• The records:
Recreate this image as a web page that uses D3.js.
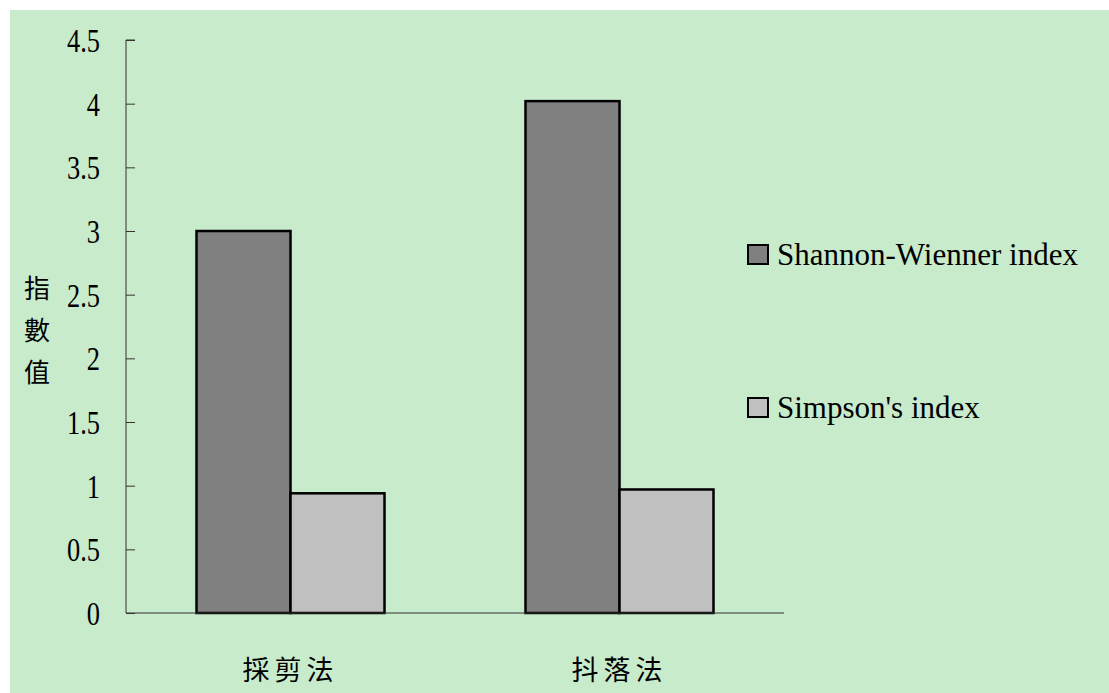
<!DOCTYPE html>
<html>
<head>
<meta charset="utf-8">
<script src="https://cdn.jsdelivr.net/npm/d3@7"></script>
<style>
  body { margin: 0; background: #fff; }
  svg { display: block; }
</style>
</head>
<body>
<div id="chart"></div>
<script>
const categories = ['採剪法', '抖落法'];
const seriesNames = ['Shannon-Wienner index', "Simpson's index"];
const shannon = [3.0, 4.02];
const simpson = [0.94, 0.97];
const yTicks = [0, 0.5, 1, 1.5, 2, 2.5, 3, 3.5, 4, 4.5];
const colors = ['#808080', '#c0c0c0'];

const width = 1109, height = 693;
const margin = { left: 126, right: 325, top: 40, bottom: 80 };

const svg = d3.select('#chart').append('svg')
  .attr('width', width)
  .attr('height', height);

// green chart area (white strip on top and left)
svg.append('rect')
  .attr('x', 10).attr('y', 10)
  .attr('width', width - 10).attr('height', height - 10)
  .attr('fill', '#c8ebcc');

const x = d3.scaleBand()
  .domain(categories)
  .range([margin.left, width - margin.right]);

const inner = d3.scaleBand()
  .domain(seriesNames)
  .range([0, x.bandwidth()])
  .paddingOuter(0.75);

const y = d3.scaleLinear()
  .domain([0, 4.5])
  .range([height - margin.bottom, margin.top]);

// narrow the serif glyphs a bit, the original font is condensed
function condense(sel, k) {
  sel.each(function () {
    const w = this.getComputedTextLength();
    d3.select(this).attr('textLength', w * k).attr('lengthAdjust', 'spacingAndGlyphs');
  });
}

// bars
const rows = categories.map((c, i) => ({ cat: c, vals: [shannon[i], simpson[i]] }));
const groups = svg.append('g').selectAll('g')
  .data(rows)
  .enter().append('g')
  .attr('transform', d => `translate(${x(d.cat)},0)`);

groups.selectAll('rect')
  .data(d => d.vals.map((v, j) => ({ name: seriesNames[j], v, j })))
  .enter().append('rect')
  .attr('x', d => inner(d.name))
  .attr('y', d => y(d.v))
  .attr('width', inner.bandwidth())
  .attr('height', d => y(0) - y(d.v))
  .attr('fill', d => colors[d.j])
  .attr('stroke', '#000')
  .attr('stroke-width', 2.5);

// y axis, ticks point inward
const yAxis = svg.append('g')
  .attr('transform', `translate(${margin.left},0)`)
  .call(d3.axisRight(y).tickValues(yTicks).tickSize(9).tickFormat(d3.format('')));
yAxis.select('.domain').attr('d', `M9,${y(4.5)}H0V${y(0)}`).attr('stroke', '#333');
yAxis.selectAll('.tick line').attr('stroke', '#333');
yAxis.selectAll('.tick text')
  .attr('x', -26)
  .attr('text-anchor', 'end')
  .attr('dy', '0.35em')
  .style('font-family', '"Liberation Serif", serif')
  .style('font-size', '33px')
  .style('fill', '#000')
  .call(condense, 0.8);

// x axis line
svg.append('line')
  .attr('x1', margin.left).attr('x2', width - margin.right)
  .attr('y1', y(0)).attr('y2', y(0))
  .attr('stroke', '#333');

// category labels
svg.append('g').selectAll('text')
  .data(categories)
  .enter().append('text')
  .attr('x', d => x(d) + x.bandwidth() / 2)
  .attr('y', 680)
  .attr('text-anchor', 'middle')
  .style('font-family', '"Noto Sans CJK TC", serif')
  .style('font-size', '27px')
  .style('letter-spacing', '5px')
  .text(d => d);

// y label, vertical
svg.append('g').selectAll('text')
  .data(['指', '數', '值'])
  .enter().append('text')
  .attr('x', 37)
  .attr('y', (d, i) => 298 + i * 42)
  .attr('text-anchor', 'middle')
  .style('font-family', '"Noto Sans CJK TC", serif')
  .style('font-size', '26px')
  .text(d => d);

// legend
const legend = svg.append('g').selectAll('g')
  .data(seriesNames)
  .enter().append('g')
  .attr('transform', (d, i) => `translate(748,${245 + i * 153})`);
legend.append('rect')
  .attr('width', 20).attr('height', 19)
  .attr('fill', (d, i) => colors[i])
  .attr('stroke', '#000')
  .attr('stroke-width', 2);
legend.append('text')
  .attr('x', 29)
  .attr('y', 20)
  .style('font-family', '"Liberation Serif", serif')
  .style('font-size', '31px')
  .text(d => d);
</script>
</body>
</html>
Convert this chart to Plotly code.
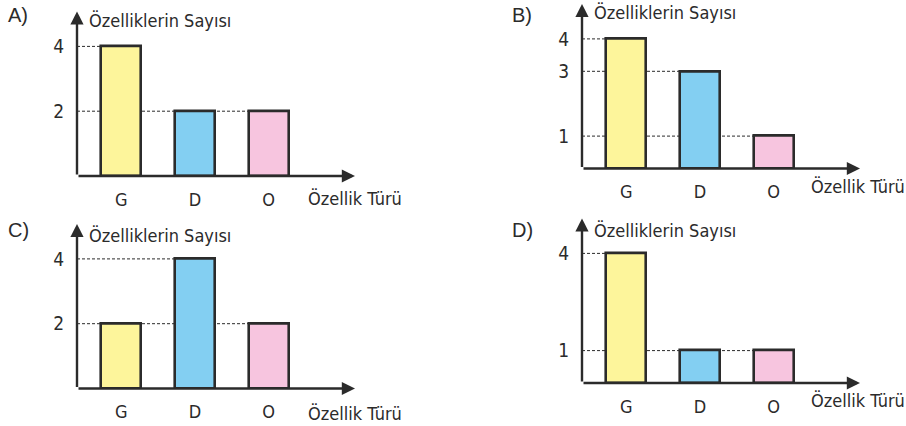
import plotly.graph_objects as go

# Feature types on the horizontal axis
categories = ["G", "D", "O"]

# Number of features per type, one set per option
values_a = [4, 2, 2]
values_b = [4, 3, 1]
values_c = [2, 4, 2]
values_d = [4, 1, 1]

option_labels = ["A)", "B)", "C)", "D)"]
y_title = "Özelliklerin Sayısı"
x_title = "Özellik Türü"

bar_colors = ["#FDF59B", "#83CFF2", "#F7C5DF"]
ink = "#2b2b2b"

W, H = 906, 426
X_LO, X_HI = -0.6, 3.17      # category index range of each panel
Y_TOP = 5.08                 # where the vertical arrow ends
BAR_W = 0.54
UNIT = 32.4                  # pixels per count

# panel geometry in pixels: left edge of y axis, pixel row of zero
panels = [
    dict(vals=values_a, left=77, zero=176.0, title_y=20, lab=(18, 15), xt=(306, 198)),
    dict(vals=values_b, left=582, zero=168.5, title_y=13, lab=(522, 15), xt=(809, 186)),
    dict(vals=values_c, left=77, zero=388.5, title_y=235, lab=(18, 230), xt=(306, 413)),
    dict(vals=values_d, left=582, zero=383.0, title_y=230, lab=(522, 230), xt=(809, 400)),
]
PANEL_W = 278

fnt = "'DejaVu Sans Condensed', 'Arial Narrow', sans-serif"
fnt_wide = "'Liberation Sans', Arial, sans-serif"

fig = go.Figure()
layout = dict(
    width=W, height=H, margin=dict(l=0, r=0, t=0, b=0),
    paper_bgcolor="white", plot_bgcolor="rgba(0,0,0,0)",
    font=dict(family=fnt, color=ink),
    showlegend=False, bargap=0, shapes=[], annotations=[],
)

for i, p in enumerate(panels):
    n = "" if i == 0 else str(i + 1)
    xa, ya = "x" + n, "y" + n
    vals = p["vals"]
    x0 = p["left"] / W
    x1 = (p["left"] + PANEL_W) / W
    y_top_px = p["zero"] - (Y_TOP + 0.1) * UNIT
    y_bot_px = p["zero"]
    dom_y = [1 - y_bot_px / H, 1 - y_top_px / H]

    fig.add_trace(go.Bar(
        x=categories, y=vals, width=BAR_W,
        marker=dict(color=bar_colors, line=dict(color=ink, width=2.6)),
        xaxis=xa, yaxis=ya, hoverinfo="skip",
    ))

    ticks = sorted(set(vals))
    layout["xaxis" + n] = dict(
        domain=[x0, x1], range=[X_LO, X_HI], type="category",
        showgrid=False, zeroline=False, showline=False,
        ticks="outside", ticklen=7, tickcolor="rgba(0,0,0,0)",
        tickfont=dict(family=fnt, size=18, color=ink),
        anchor=ya, fixedrange=True,
    )
    layout["yaxis" + n] = dict(
        domain=dom_y, range=[0, Y_TOP + 0.1],
        tickvals=ticks, ticktext=[str(t) for t in ticks],
        showgrid=False, zeroline=False, showline=False,
        ticks="outside", ticklen=8, tickcolor="rgba(0,0,0,0)",
        tickfont=dict(family=fnt, size=19, color=ink),
        anchor=xa, fixedrange=True,
    )

    # dashed guides from the axis to the last bar reaching each value
    for v in ticks:
        last = max(j for j, val in enumerate(vals) if val == v)
        layout["shapes"].append(dict(
            type="line", xref=xa, yref=ya, layer="below",
            x0=X_LO, x1=last - BAR_W / 2, y0=v, y1=v,
            line=dict(color=ink, width=1, dash="3px,2px"),
        ))

    # axes drawn as arrows
    layout["annotations"].append(dict(
        xref=xa, yref=ya, axref=xa, ayref=ya,
        x=X_HI, y=0, ax=X_LO, ay=0, text="", showarrow=True,
        arrowhead=2, arrowsize=1.1, arrowwidth=2.4, arrowcolor=ink,
    ))
    layout["annotations"].append(dict(
        xref=xa, yref=ya, axref=xa, ayref=ya,
        x=X_LO, y=Y_TOP, ax=X_LO, ay=0, text="", showarrow=True,
        arrowhead=2, arrowsize=1.1, arrowwidth=2.4, arrowcolor=ink,
    ))

    # axis titles and option label
    layout["annotations"].append(dict(
        xref="paper", yref="paper", x=(p["left"] + 10) / W, y=1 - p["title_y"] / H,
        xanchor="left", yanchor="middle", text=y_title, showarrow=False,
        font=dict(family=fnt, size=18, color=ink),
    ))
    layout["annotations"].append(dict(
        xref="paper", yref="paper", x=p["xt"][0] / W, y=1 - p["xt"][1] / H,
        xanchor="left", yanchor="middle", text=x_title, showarrow=False,
        font=dict(family=fnt, size=18, color=ink),
    ))
    layout["annotations"].append(dict(
        xref="paper", yref="paper", x=p["lab"][0] / W, y=1 - p["lab"][1] / H,
        xanchor="center", yanchor="middle", text=option_labels[i], showarrow=False,
        font=dict(family=fnt_wide, size=20, color=ink),
    ))

fig.update_layout(**layout)
fig.write_html("out.html", config=dict(displayModeBar=False))
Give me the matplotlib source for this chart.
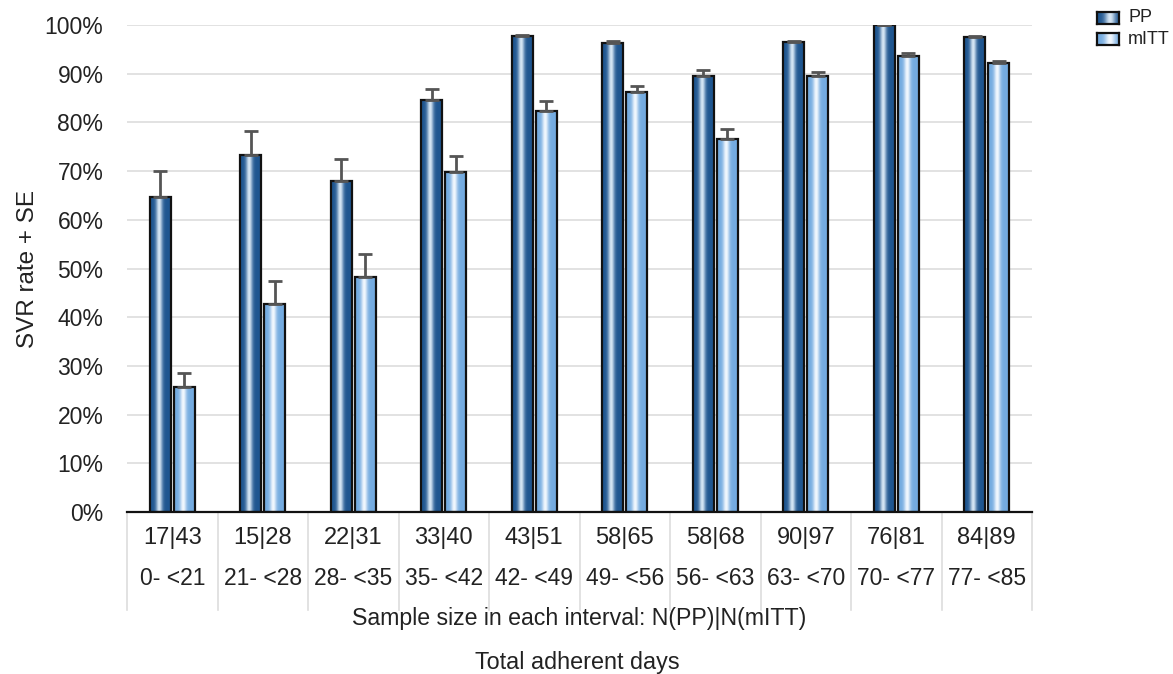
import matplotlib
matplotlib.use("Agg")
import matplotlib.pyplot as plt
import matplotlib.transforms as mtransforms
import numpy as np

n_size = ["17|43", "15|28", "22|31", "33|40", "43|51", "58|65", "58|68", "90|97", "76|81", "84|89"]
intervals = ["0- <21", "21- <28", "28- <35", "35- <42", "42- <49",
             "49- <56", "56- <63", "63- <70", "70- <77", "77- <85"]
pp = [64.7, 73.3, 68.0, 84.6, 97.8, 96.4, 89.6, 96.6, 100.0, 97.5]
pp_se = [5.3, 4.9, 4.5, 2.2, 0.2, 0.3, 1.1, 0.2, 0.0, 0.3]
mitt = [25.7, 42.7, 48.3, 69.9, 82.4, 86.2, 76.5, 89.5, 93.6, 92.1]
mitt_se = [2.8, 4.7, 4.6, 3.3, 2.0, 1.3, 2.2, 0.9, 0.7, 0.6]

plt.rcParams['font.family'] = ['Liberation Sans', 'DejaVu Sans']

fig = plt.figure(figsize=(11.73, 6.74), dpi=100)
ax = fig.add_axes([127 / 1173, 1 - 512 / 674, (1032 - 127) / 1173, (512 - 25) / 674])

x = np.arange(len(pp))
w = 0.235
gap = 0.03


def gradient_row(edge, mid, centre, width):
    c_edge = np.array(matplotlib.colors.to_rgb(edge))
    c_mid = np.array(matplotlib.colors.to_rgb(mid))
    t = np.linspace(0, 1, 64)
    f = np.exp(-((t - centre) / width) ** 2)
    row = c_edge[None, :] * (1 - f[:, None]) + c_mid[None, :] * f[:, None]
    return row[None, :, :]


def gradient_bars(xpos, vals, edge, mid):
    bars = ax.bar(xpos, vals, w, facecolor="none", edgecolor="#111111", linewidth=1.6, zorder=3)
    # highlight a bit left of centre, like a cylinder
    img = gradient_row(edge, mid, 0.42, 0.15)
    for b in bars:
        x0, y0 = b.get_x(), b.get_y()
        im = ax.imshow(img, extent=[x0, x0 + b.get_width(), y0, y0 + b.get_height()],
                       aspect="auto", zorder=2, interpolation="bilinear")
        im.set_clip_path(b)
    return bars


gradient_bars(x - w / 2 - gap / 2, pp, "#1f5690", "#d6e6f4")
gradient_bars(x + w / 2 + gap / 2, mitt, "#74abe0", "#f2f8fe")

ax.errorbar(x - w / 2 - gap / 2, pp, yerr=[np.zeros(len(pp)), pp_se], fmt="none",
            ecolor="#555555", elinewidth=2, capsize=5, capthick=2, zorder=4)
ax.errorbar(x + w / 2 + gap / 2, mitt, yerr=[np.zeros(len(mitt)), mitt_se], fmt="none",
            ecolor="#555555", elinewidth=2, capsize=5, capthick=2, zorder=4)

ax.set_xlim(-0.5, len(pp) - 0.5)
ax.set_ylim(0, 100)
ax.set_yticks(np.arange(0, 101, 10))
ax.set_yticklabels([f"{v}%" for v in range(0, 101, 10)], fontsize=16.5, color="#222222")
ax.tick_params(axis="y", length=0, pad=17)
ax.set_xticks([])
ax.grid(axis="y", color="#dddddd", linewidth=1.2, zorder=0)
ax.set_axisbelow(True)
for s in ["top", "right", "left"]:
    ax.spines[s].set_visible(False)
ax.spines["bottom"].set_linewidth(1.6)
ax.spines["bottom"].set_color("#111111")
ax.set_ylabel("SVR rate + SE", fontsize=17.5, color="#222222", labelpad=4)

# category table below the axis
trans = mtransforms.blended_transform_factory(ax.transData, ax.transAxes)
for i in range(len(pp) + 1):
    ax.plot([i - 0.5, i - 0.5], [0, -0.201], transform=trans, color="#dddddd",
            linewidth=1.2, clip_on=False)
for i in range(len(pp)):
    ax.text(i, -0.053, n_size[i], transform=trans, ha="center", va="center",
            fontsize=17, color="#222222")
    ax.text(i, -0.136, intervals[i], transform=trans, ha="center", va="center",
            fontsize=16.5, color="#222222")
ax.text(0.5, -0.218, "Sample size in each interval: N(PP)|N(mITT)", transform=ax.transAxes,
        ha="center", va="center", fontsize=16.7, color="#222222")
fig.text(577 / 1173, 1 - 662 / 674, "Total adherent days", ha="center", va="center",
         fontsize=16.8, color="#222222")

# legend
for j, (lab, edge, mid) in enumerate([("PP", "#1f5690", "#d6e6f4"), ("mITT", "#74abe0", "#f2f8fe")]):
    yc = 1 - (18 + 21 * j) / 674
    fx0, fw, fh = 1097 / 1173, 22 / 1173, 12 / 674
    lax = fig.add_axes([fx0, yc - fh / 2, fw, fh])
    lax.imshow(gradient_row(edge, mid, 0.6, 0.25), aspect="auto", extent=[0, 1, 0, 1])
    lax.set_xticks([])
    lax.set_yticks([])
    for s in lax.spines.values():
        s.set_linewidth(1.6)
        s.set_color("#111111")
    fig.text(1128 / 1173, yc, lab, ha="left", va="center", fontsize=13, color="#222222")

fig.savefig("out.png", dpi=100)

• Written problem: Copy nothing but the lines above from the one with "Give me the matplotlib source for this chart." to the one with "import numpy as np", inclusive, word for word. Leave every picture out.

• Output of the task:
Give me the matplotlib source for this chart.
import matplotlib
matplotlib.use("Agg")
import matplotlib.pyplot as plt
import matplotlib.transforms as mtransforms
import numpy as np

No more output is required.